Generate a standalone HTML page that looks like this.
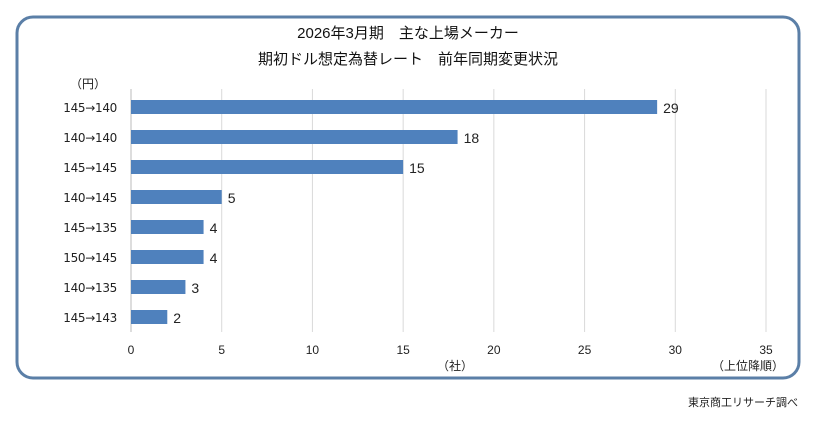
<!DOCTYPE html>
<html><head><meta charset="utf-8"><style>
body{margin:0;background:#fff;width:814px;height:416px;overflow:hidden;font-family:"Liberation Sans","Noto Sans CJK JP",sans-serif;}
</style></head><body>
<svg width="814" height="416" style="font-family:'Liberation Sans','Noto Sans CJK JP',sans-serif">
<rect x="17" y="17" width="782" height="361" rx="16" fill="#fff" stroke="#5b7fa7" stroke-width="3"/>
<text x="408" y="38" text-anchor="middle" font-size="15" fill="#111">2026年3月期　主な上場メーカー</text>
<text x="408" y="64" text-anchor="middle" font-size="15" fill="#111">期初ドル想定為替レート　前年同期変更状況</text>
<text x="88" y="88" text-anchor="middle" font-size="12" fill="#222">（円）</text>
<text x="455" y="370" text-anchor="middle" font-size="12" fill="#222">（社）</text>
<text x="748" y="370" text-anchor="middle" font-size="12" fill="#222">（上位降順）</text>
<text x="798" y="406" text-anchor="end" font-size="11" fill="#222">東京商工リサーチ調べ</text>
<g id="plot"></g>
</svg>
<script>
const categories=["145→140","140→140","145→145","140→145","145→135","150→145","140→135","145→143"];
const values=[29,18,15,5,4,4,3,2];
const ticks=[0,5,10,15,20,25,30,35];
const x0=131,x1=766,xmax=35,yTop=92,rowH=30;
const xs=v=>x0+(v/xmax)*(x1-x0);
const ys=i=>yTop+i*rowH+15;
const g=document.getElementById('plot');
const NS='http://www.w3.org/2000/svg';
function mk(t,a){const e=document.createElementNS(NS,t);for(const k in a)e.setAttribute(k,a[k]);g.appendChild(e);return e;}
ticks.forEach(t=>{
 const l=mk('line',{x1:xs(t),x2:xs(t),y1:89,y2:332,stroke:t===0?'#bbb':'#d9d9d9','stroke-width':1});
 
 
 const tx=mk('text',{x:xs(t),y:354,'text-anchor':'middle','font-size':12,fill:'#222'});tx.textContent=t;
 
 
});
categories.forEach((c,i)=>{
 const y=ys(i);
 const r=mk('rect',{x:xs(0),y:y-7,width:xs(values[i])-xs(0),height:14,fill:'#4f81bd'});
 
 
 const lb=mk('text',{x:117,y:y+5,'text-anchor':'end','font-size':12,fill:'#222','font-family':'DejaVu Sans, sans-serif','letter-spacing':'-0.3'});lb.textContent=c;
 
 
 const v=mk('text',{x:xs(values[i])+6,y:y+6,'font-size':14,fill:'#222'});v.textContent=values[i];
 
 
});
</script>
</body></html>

━━━━

> The exercise
Write out the data precisely as given, excluding the pictures.

> Worked solution
Generate a standalone HTML page that looks like this.
<!DOCTYPE html>
<html><head><meta charset="utf-8"><style>
body{margin:0;background:#fff;width:814px;height:416px;overflow:hidden;font-family:"Liberation Sans","Noto Sans CJK JP",sans-serif;}
</style></head><body>
<svg width="814" height="416" style="font-family:'Liberation Sans','Noto Sans CJK JP',sans-serif">
<rect x="17" y="17" width="782" height="361" rx="16" fill="#fff" stroke="#5b7fa7" stroke-width="3"/>
<text x="408" y="38" text-anchor="middle" font-size="15" fill="#111">2026年3月期　主な上場メーカー</text>
<text x="408" y="64" text-anchor="middle" font-size="15" fill="#111">期初ドル想定為替レート　前年同期変更状況</text>
<text x="88" y="88" text-anchor="middle" font-size="12" fill="#222">（円）</text>
<text x="455" y="370" text-anchor="middle" font-size="12" fill="#222">（社）</text>
<text x="748" y="370" text-anchor="middle" font-size="12" fill="#222">（上位降順）</text>
<text x="798" y="406" text-anchor="end" font-size="11" fill="#222">東京商工リサーチ調べ</text>
<g id="plot"></g>
</svg>
<script>
const categories=["145→140","140→140","145→145","140→145","145→135","150→145","140→135","145→143"];
const values=[29,18,15,5,4,4,3,2];
const ticks=[0,5,10,15,20,25,30,35];
const x0=131,x1=766,xmax=35,yTop=92,rowH=30;
const xs=v=>x0+(v/xmax)*(x1-x0);
const ys=i=>yTop+i*rowH+15;
const g=document.getElementById('plot');
const NS='http://www.w3.org/2000/svg';
function mk(t,a){const e=document.createElementNS(NS,t);for(const k in a)e.setAttribute(k,a[k]);g.appendChild(e);return e;}
ticks.forEach(t=>{
 const l=mk('line',{x1:xs(t),x2:xs(t),y1:89,y2:332,stroke:t===0?'#bbb':'#d9d9d9','stroke-width':1});
 
 
 const tx=mk('text',{x:xs(t),y:354,'text-anchor':'middle','font-size':12,fill:'#222'});tx.textContent=t;
 
 
});
categories.forEach((c,i)=>{
 const y=ys(i);
 const r=mk('rect',{x:xs(0),y:y-7,width:xs(values[i])-xs(0),height:14,fill:'#4f81bd'});
 
 
 const lb=mk('text',{x:117,y:y+5,'text-anchor':'end','font-size':12,fill:'#222','font-family':'DejaVu Sans, sans-serif','letter-spacing':'-0.3'});lb.textContent=c;
 
 
 const v=mk('text',{x:xs(values[i])+6,y:y+6,'font-size':14,fill:'#222'});v.textContent=values[i];
 
 
});
</script>
</body></html>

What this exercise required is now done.